GIVEN MATERIAL:
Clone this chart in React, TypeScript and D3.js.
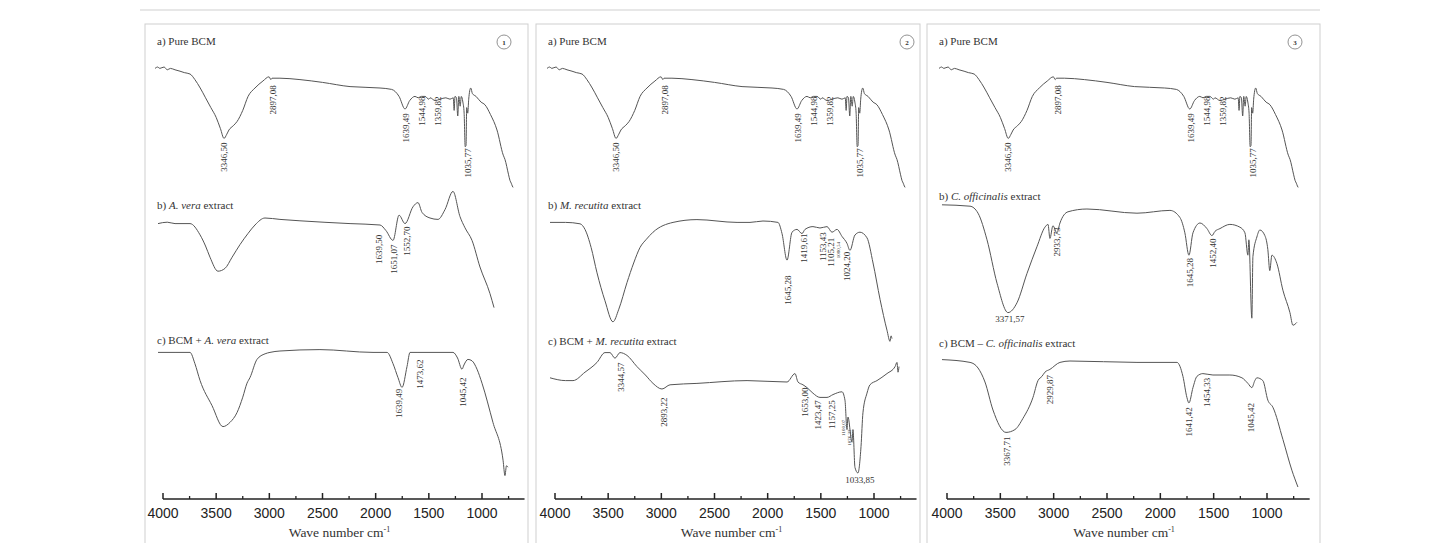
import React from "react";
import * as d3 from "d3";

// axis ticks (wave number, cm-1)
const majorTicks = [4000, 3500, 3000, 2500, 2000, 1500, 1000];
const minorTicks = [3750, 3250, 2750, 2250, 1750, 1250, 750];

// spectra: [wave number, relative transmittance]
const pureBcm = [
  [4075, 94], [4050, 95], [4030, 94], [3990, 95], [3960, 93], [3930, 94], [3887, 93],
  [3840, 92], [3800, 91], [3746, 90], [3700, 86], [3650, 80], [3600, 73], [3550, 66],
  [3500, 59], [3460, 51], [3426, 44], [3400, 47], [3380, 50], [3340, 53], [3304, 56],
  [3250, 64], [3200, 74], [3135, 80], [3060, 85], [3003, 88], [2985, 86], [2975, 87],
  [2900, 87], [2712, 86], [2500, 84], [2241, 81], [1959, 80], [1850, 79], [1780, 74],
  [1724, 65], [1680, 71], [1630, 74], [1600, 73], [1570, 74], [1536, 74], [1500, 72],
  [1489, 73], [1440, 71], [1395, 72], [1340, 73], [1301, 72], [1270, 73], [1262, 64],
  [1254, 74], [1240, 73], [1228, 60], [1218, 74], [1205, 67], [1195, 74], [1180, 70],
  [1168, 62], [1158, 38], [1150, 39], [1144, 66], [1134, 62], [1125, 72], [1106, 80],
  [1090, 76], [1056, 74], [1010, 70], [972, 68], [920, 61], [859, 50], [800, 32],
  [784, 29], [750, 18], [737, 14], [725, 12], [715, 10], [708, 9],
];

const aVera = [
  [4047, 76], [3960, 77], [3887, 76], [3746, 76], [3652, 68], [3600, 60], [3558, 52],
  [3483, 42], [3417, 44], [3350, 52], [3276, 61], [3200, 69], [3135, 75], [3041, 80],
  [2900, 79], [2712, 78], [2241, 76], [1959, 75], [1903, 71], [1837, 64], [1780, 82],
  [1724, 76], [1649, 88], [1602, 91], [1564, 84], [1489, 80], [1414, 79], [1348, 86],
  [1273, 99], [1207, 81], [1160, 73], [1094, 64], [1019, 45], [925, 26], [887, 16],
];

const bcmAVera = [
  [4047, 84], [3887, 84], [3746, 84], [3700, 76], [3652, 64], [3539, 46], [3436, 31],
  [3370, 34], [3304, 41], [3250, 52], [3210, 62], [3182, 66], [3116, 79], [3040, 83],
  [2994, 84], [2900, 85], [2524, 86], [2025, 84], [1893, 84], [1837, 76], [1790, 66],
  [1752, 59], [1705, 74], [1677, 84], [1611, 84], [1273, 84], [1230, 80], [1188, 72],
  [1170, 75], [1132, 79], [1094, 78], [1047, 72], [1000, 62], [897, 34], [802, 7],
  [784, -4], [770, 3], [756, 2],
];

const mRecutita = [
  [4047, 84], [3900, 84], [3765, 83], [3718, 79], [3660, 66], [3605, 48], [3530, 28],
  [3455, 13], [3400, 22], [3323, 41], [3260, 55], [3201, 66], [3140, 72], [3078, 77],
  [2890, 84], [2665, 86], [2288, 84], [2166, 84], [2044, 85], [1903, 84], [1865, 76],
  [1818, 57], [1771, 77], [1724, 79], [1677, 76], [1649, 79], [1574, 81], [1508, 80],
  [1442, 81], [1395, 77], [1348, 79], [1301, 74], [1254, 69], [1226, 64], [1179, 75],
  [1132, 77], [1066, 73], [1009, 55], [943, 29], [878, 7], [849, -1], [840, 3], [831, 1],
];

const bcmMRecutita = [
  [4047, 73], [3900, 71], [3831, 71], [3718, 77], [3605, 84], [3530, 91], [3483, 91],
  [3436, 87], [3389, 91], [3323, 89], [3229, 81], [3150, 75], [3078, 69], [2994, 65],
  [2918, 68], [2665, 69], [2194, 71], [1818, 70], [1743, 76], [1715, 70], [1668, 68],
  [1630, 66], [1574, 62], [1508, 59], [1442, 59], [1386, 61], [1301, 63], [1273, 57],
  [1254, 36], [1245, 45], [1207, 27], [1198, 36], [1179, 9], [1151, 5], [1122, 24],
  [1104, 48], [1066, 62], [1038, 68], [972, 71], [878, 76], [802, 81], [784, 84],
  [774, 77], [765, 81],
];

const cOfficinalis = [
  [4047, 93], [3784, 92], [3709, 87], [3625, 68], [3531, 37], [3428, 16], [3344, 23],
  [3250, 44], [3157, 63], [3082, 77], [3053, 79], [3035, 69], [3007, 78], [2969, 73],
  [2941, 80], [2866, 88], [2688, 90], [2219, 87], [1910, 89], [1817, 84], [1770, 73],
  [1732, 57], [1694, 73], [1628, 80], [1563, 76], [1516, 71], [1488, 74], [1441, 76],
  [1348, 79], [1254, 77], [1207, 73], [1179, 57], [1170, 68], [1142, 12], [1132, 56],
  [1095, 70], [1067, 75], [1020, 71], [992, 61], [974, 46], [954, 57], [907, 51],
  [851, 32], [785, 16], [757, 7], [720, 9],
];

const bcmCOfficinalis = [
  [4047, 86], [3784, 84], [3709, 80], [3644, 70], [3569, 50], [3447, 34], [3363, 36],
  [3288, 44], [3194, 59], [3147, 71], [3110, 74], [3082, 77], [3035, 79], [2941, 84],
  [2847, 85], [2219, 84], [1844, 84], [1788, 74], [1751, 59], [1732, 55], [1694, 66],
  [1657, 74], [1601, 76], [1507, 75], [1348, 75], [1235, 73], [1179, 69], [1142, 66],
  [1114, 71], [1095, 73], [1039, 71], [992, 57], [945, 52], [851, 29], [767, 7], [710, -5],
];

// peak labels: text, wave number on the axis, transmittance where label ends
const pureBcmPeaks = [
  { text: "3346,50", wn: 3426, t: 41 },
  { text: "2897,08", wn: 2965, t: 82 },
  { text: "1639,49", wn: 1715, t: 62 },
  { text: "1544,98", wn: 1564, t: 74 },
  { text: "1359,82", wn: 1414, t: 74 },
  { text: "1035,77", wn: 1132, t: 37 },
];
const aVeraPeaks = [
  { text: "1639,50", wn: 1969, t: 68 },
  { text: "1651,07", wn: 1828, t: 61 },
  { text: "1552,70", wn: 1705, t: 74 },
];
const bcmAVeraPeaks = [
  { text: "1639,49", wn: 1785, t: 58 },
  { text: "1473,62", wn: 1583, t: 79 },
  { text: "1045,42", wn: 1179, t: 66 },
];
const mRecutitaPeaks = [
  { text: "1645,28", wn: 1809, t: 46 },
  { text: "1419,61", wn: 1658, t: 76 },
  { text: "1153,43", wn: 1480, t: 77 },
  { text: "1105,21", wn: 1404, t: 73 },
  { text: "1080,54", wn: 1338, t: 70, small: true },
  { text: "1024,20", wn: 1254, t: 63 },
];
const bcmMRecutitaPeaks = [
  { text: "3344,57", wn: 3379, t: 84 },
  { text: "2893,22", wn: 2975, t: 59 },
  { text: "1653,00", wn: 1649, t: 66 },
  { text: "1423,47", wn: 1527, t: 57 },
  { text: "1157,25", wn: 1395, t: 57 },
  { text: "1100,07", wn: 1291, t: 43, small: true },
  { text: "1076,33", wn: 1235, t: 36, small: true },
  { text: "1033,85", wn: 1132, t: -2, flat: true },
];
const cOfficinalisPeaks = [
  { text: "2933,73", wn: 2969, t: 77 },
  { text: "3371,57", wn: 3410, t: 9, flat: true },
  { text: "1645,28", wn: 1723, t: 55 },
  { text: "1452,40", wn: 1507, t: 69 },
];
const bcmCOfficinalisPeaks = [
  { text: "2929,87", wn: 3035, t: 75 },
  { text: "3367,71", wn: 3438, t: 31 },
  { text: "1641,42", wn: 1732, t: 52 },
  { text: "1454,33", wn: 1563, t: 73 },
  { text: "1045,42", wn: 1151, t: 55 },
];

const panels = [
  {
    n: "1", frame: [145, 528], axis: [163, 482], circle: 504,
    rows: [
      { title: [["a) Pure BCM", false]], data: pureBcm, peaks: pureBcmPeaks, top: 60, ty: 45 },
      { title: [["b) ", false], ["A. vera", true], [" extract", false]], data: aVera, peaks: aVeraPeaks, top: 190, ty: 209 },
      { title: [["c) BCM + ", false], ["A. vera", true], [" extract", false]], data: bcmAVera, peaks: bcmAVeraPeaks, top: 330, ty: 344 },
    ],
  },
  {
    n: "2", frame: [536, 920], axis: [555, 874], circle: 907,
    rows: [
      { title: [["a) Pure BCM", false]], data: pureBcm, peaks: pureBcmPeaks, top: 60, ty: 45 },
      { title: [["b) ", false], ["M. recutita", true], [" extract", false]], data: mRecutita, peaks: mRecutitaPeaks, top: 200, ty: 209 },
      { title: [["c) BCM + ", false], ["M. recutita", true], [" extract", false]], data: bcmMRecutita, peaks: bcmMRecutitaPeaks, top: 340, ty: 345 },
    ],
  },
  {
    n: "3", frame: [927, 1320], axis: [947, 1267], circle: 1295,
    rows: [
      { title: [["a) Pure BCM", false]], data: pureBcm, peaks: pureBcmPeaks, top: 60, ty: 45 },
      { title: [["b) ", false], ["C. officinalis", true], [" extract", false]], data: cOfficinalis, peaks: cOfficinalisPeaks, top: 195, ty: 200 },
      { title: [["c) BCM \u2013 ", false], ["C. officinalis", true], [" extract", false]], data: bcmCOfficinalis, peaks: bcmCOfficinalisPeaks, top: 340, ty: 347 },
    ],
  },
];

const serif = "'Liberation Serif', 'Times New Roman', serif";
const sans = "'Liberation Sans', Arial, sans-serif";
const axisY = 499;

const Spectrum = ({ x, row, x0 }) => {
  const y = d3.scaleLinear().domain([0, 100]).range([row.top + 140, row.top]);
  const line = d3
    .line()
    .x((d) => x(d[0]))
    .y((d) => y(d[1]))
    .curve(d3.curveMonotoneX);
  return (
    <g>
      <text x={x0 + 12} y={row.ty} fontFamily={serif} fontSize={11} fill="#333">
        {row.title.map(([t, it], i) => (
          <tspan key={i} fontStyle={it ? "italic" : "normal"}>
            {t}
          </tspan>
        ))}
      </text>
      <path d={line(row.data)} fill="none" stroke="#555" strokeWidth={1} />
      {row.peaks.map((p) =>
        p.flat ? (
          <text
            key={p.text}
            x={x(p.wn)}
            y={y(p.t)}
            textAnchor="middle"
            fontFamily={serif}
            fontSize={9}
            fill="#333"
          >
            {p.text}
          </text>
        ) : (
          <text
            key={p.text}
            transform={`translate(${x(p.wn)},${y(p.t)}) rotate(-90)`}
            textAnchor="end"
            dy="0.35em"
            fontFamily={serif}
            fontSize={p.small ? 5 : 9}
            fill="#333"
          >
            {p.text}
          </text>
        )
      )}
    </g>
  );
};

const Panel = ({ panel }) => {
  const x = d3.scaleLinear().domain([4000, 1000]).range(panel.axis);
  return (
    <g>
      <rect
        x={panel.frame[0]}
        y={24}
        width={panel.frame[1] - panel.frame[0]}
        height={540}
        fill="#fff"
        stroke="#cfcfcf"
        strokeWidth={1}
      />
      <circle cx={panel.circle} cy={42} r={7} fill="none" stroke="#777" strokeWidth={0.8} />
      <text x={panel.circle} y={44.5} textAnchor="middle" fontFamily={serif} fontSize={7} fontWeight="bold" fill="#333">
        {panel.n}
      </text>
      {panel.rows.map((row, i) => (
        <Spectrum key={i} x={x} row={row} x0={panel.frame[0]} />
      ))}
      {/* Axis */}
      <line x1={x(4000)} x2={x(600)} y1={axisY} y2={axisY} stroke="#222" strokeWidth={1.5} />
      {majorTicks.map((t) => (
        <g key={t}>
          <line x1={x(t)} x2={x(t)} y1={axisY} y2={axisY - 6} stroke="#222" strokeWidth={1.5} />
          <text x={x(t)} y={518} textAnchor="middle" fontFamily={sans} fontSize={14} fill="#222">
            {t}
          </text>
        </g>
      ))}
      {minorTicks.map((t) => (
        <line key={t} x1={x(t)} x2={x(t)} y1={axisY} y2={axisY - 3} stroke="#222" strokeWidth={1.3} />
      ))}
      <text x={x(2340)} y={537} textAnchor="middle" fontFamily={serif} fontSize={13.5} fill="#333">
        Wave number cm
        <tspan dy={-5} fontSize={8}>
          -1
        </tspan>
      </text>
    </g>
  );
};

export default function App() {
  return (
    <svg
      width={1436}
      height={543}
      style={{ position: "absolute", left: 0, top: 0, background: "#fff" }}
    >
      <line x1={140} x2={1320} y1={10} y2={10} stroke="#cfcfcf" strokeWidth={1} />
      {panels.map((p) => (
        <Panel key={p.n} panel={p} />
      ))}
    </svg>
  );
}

WHAT IS ASKED:
Copy nothing but the lines from the top of the data down to the line containing "const minorTicks = [3750, 3250, 2750, 2250, 1750, 1250, 750];", and leave the pictures out.

SOLUTION FOR THIS EXERCISE:
Clone this chart in React, TypeScript and D3.js.
import React from "react";
import * as d3 from "d3";

// axis ticks (wave number, cm-1)
const majorTicks = [4000, 3500, 3000, 2500, 2000, 1500, 1000];
const minorTicks = [3750, 3250, 2750, 2250, 1750, 1250, 750];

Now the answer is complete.